# Melanochromis cyaneorhabdos "maingano



## fay111765 (Mar 12, 2009)

I have 2 female and 1 male Melanochromis cyaneorhabdos "maingano" they have been doing well for the last couple of weeks and then today the females are in the top corner and the male hides in the caves when the females do come out of the corner he chases them back is this normal behavor or does he need to be removes from the tank. these are beutiful and i dont want to lose any of them


----------



## smark (Dec 2, 2008)

Yeah I’m in the same boat. I would be interested to find out more answers my self. I had the Male first.
I was told from the LFS that before introducing the females I should change all the rocks around to confuse the male and take away his territory. Make him reestablish a new teratory.

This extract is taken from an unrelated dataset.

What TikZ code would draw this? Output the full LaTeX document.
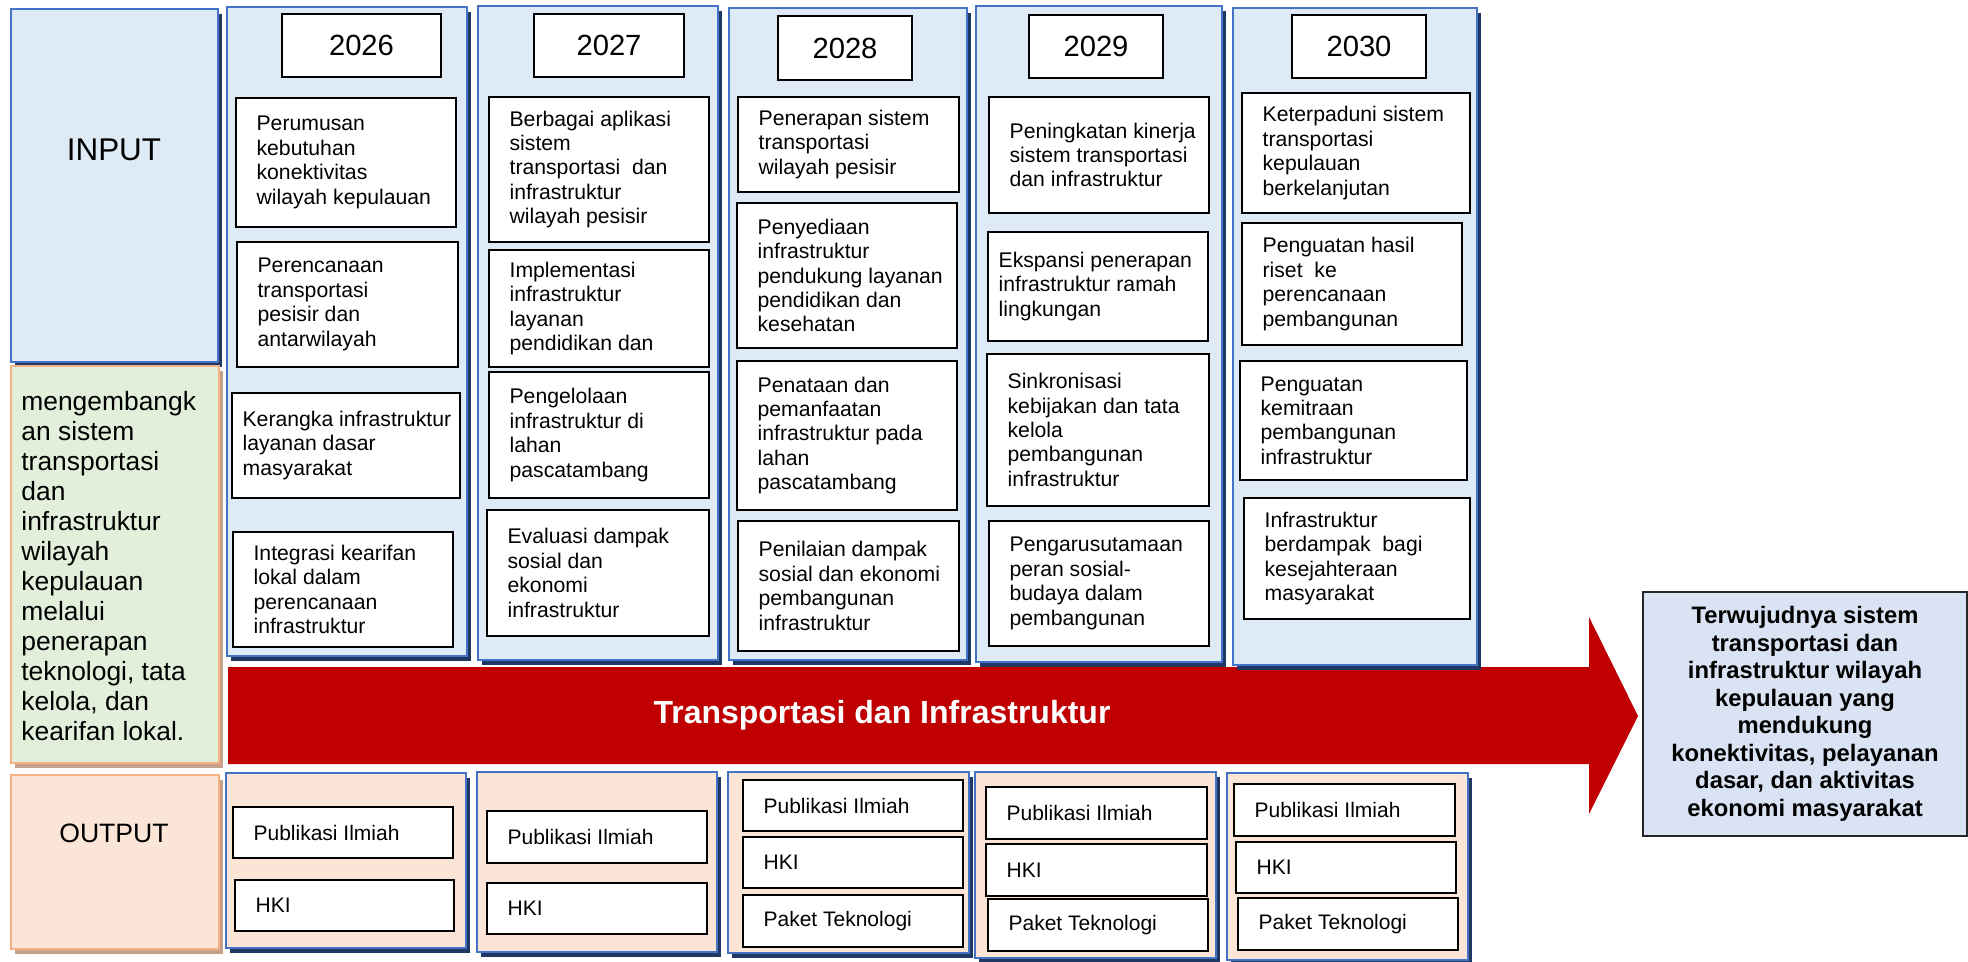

I removed him and put him into his own tank until the females had time to make a good home. Then I reintroduced him to the tank a week later, which is today. Both females stuck together when he started up again. I had two rock piles one on each side of the tank so if he goes to one pile, they can go to the other. The male I have is bigger so I tried making smaller areas that he could not fit into that the females could. Try to make as many spots for them to hide and have some peace. Holes and rocks and tubes are a good thing for them.

Welcome to Fish forums.
smark~


----------



## Cacatuoides (Feb 2, 2009)

Welcome to FishForums, hope you get your fish sorted out.


----------